Just how pleased should we be that George Osborne has persuaded his Swiss counterparts that they should pay some compensation for the fact that billions of pounds of British tax dodgers' money is currently parked in secret bank accounts in their country?
Well, about as pleased as we would be if someone had robbed a British bank, fled to Switzerland and then got away with it, scot-free, apart from the inconvenience of the local authorities casually handing back some of the proceeds.
It is fairly easy to understand the pragmatism of this deal, which will see Switzerland pay the UK around £380m upfront, in lieu of unpaid tax, by British account holders in the country, with the promise of more to come.
It is, however, a thoroughly unhappy compromise.
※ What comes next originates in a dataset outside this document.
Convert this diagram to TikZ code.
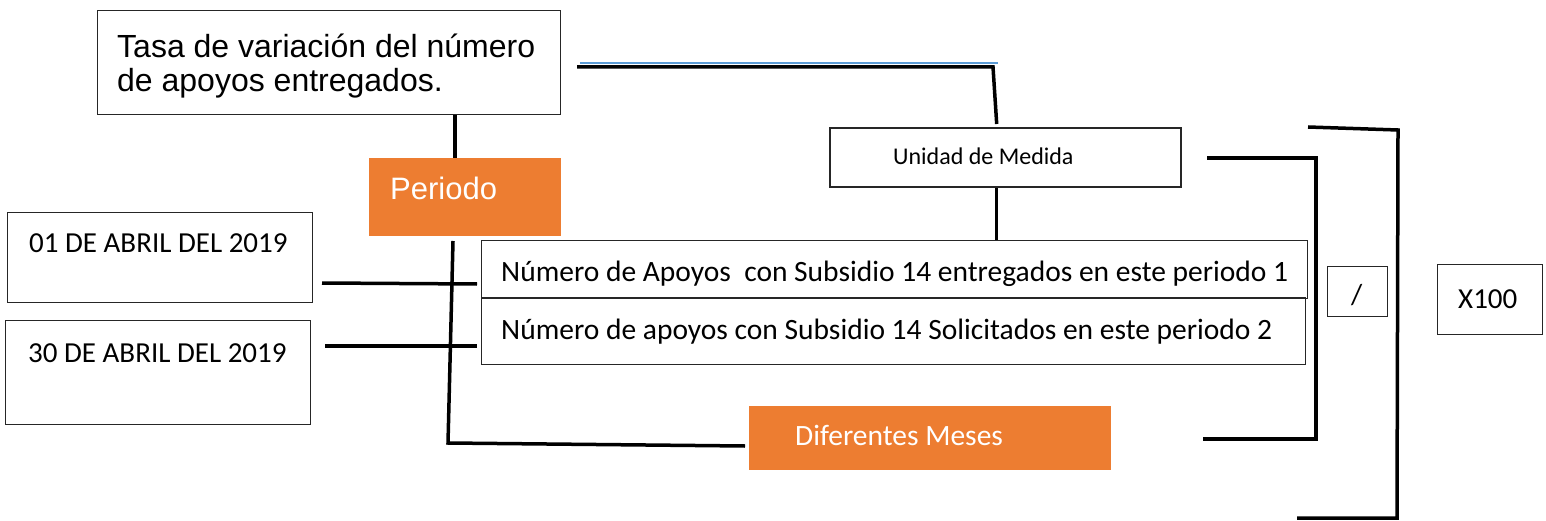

For one thing, it is deeply unfair on law-abiding British taxpayers who hand over every penny of tax they owe and would not dream of trying to hide their wealth.
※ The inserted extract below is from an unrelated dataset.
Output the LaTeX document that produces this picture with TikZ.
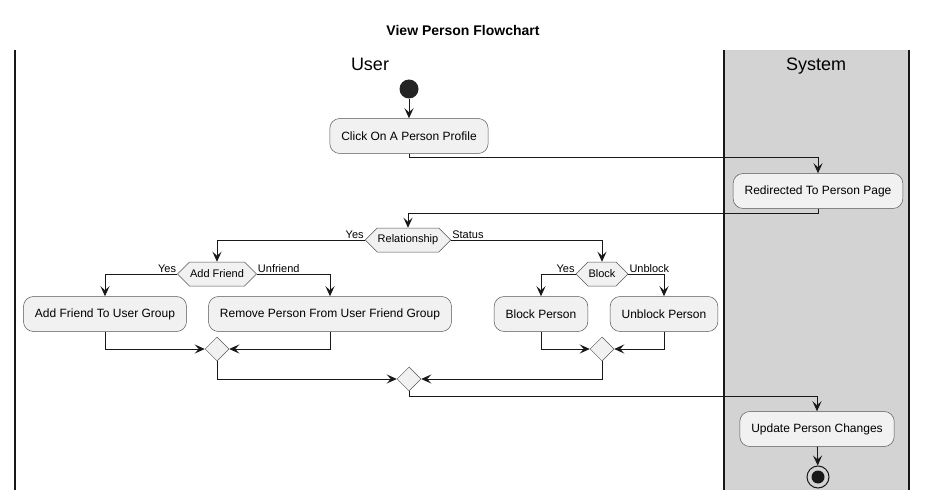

That we are giving up on trying to identify those who break the law simply because we're getting something back from them via the Swiss - but certainly not everything they owe - is a betrayal of the honest taxpayers and an increased incentive for more people to evade paying tax by following their lead.
And for another thing, the deal is unfair on Britain's banks (an industry the Treasury is usually quick to defend).
We have now accepted that Switzerland's financial sector has an unfair advantage over our deposit takers because British customers are getting away with paying less tax there on their money than here. It's a reward for colluding with criminality.
Then there are the people who have already had the courtesy to come forward under HM Revenue & Customs' previous offers of lenient treatment.
It turns out that the treatment would have been even more lenient if only they had not been so honest.
Finally, we should worry about the precedent we are setting with this deal. Christian Aid, for one, thinks the arrangement will make it far tougher for less wealthy and politically influential nations to chase their own tax-evading citizens - and thus the recoup the revenues they need even more desperately than we need ours.
Switzerland does not have an automatic right to banking secrecy that it is entitled to protect at all costs.
This behaviour is not acceptable from a country that claims to be a good international citizen. Nor do other countries accept that the UK's pragmatism is the only way to get results.
The US authorities, for example, have chosen to take on Switzerland's banks one by one and they have won much greater levels of disclosure from them.
We should do the same, rather than letting tax evaders get away with it.